Admito que a bem-sucedida cirurgia que transforma nosso protagonista e sua esposa em humanos mais ou menos normais - e sua metamorfose subsequente em pessoas absolutamente comuns, no aspecto fisiológico - me deixou bastante frustrado. Além de considerar o procedimento absolutamente forçado - tanto quanto seria separar dois irmãos siameses que compartilham o mesmo corpo  da cintura para baixo, por exemplo - tornou a narrativa mais centrada na aceitação de duas pessoas "diferentes", apesar de normais, na sociedade. Depois da viagem para o Marrocos, onde acontece a cirurgia, o livro vira uma comédia da vida privada, sem grandes atrativos, exceto pelo capítulo onde Guevali encontra a Esfinge, talvez.
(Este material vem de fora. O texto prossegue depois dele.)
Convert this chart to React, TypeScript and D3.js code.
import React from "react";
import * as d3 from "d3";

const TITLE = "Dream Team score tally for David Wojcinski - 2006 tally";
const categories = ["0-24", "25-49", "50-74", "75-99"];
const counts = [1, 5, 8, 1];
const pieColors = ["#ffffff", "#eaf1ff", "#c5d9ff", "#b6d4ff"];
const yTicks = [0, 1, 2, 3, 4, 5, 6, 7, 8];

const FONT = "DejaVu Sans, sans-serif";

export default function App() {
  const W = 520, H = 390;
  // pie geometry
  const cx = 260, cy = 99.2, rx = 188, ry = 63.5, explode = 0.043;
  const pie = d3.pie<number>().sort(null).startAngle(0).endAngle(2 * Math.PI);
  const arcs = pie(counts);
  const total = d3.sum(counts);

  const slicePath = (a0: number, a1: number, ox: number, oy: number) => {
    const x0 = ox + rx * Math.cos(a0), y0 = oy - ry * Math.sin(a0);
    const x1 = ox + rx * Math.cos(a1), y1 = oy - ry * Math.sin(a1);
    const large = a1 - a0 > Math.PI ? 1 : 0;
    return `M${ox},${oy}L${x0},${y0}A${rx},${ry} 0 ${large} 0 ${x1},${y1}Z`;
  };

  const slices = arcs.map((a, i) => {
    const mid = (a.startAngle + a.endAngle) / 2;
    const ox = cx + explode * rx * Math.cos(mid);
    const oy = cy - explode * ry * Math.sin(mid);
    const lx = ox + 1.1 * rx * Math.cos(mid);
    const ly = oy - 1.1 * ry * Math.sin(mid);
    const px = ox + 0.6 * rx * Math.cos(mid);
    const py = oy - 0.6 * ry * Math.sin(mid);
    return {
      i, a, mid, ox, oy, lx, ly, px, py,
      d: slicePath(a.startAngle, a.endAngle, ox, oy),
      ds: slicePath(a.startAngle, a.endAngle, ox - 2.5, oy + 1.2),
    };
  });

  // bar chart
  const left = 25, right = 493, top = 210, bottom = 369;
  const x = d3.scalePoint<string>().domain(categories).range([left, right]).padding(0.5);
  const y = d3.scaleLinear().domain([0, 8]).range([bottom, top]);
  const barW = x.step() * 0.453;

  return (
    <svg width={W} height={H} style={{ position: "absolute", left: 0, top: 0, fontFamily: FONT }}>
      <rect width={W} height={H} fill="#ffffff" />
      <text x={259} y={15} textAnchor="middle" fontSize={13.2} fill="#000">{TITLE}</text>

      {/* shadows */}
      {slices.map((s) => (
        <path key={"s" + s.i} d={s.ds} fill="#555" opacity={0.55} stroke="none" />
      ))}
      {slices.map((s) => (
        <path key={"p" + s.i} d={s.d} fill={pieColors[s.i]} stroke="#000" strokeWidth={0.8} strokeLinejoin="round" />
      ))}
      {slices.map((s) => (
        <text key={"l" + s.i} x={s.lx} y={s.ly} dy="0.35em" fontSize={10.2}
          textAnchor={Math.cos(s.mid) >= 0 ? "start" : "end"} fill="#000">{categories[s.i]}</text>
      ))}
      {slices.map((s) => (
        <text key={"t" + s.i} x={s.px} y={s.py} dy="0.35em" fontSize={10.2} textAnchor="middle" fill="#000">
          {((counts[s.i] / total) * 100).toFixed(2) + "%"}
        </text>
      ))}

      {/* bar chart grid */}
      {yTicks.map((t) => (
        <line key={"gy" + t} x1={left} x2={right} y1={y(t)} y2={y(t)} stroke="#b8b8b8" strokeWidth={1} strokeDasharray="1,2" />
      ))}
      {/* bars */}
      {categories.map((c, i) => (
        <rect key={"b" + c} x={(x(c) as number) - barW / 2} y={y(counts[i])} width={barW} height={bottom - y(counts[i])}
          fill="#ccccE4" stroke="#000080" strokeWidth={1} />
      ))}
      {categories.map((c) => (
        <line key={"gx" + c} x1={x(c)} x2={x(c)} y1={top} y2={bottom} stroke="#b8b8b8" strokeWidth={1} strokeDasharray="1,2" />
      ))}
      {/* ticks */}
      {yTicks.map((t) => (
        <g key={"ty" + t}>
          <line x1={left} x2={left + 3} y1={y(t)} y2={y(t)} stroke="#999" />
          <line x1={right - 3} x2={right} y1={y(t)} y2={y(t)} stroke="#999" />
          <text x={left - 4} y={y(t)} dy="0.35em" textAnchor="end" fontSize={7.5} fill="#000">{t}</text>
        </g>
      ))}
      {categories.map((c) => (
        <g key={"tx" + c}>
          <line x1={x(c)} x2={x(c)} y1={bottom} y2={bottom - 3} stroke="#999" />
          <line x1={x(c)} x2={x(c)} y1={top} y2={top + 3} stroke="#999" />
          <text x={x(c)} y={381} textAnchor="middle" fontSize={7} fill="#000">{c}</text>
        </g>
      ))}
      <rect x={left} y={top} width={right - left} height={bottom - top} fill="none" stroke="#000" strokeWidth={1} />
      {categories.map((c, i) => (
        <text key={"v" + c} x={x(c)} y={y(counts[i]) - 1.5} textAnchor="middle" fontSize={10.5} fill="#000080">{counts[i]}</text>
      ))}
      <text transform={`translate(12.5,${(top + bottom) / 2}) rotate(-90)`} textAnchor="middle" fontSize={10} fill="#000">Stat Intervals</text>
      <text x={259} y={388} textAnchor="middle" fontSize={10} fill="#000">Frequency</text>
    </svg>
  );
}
Além disso o capítulo final deixa evidente que ser um centauro provavelmente era, simplesmente, uma fantasia da mente de Guedali, o que torna o livro, apesar de interessante pelo aspecto  da ambiguidade, permitindo que o leitor 'escolha' o que lhe parece mais interessante (se Guedali era ou não um centauro no final das contas) muito menos um livro de fantasia e mais um livro sobre um homeme com uma fantasia. Esse capítulo final, na minha opinião, torna a obra em si muito menos interessante, dando uma 'versão mastigada' de uma possível reflexão que o leitor poderia fazer por sí só no final da leitura.

*** FIM DAS REVELAÇÕES SOBRE A TRAMA ***


Como uma nota de leitor chato no livro há referências à 'centaura' como a contraparte feminina de um centauro, o que é incorreto. Centauríade seria a expressão correta. Mas como a maioria das pessoas provavelmente não sabe disso, é absolutamente aceitável do uso 'incorreto' do termo - mas que centauríade ainda é muito mais interessante do que centaura, ah, isso é!

O Centauro no Jardim é um livro interessante, mas, definitivamente, não é meu tipo de leitura. Dificilmente vou voltar à Moacyr Scliar no futuro, mesmo que ele escreva outras obras que figurem criaturas fantásticas no título.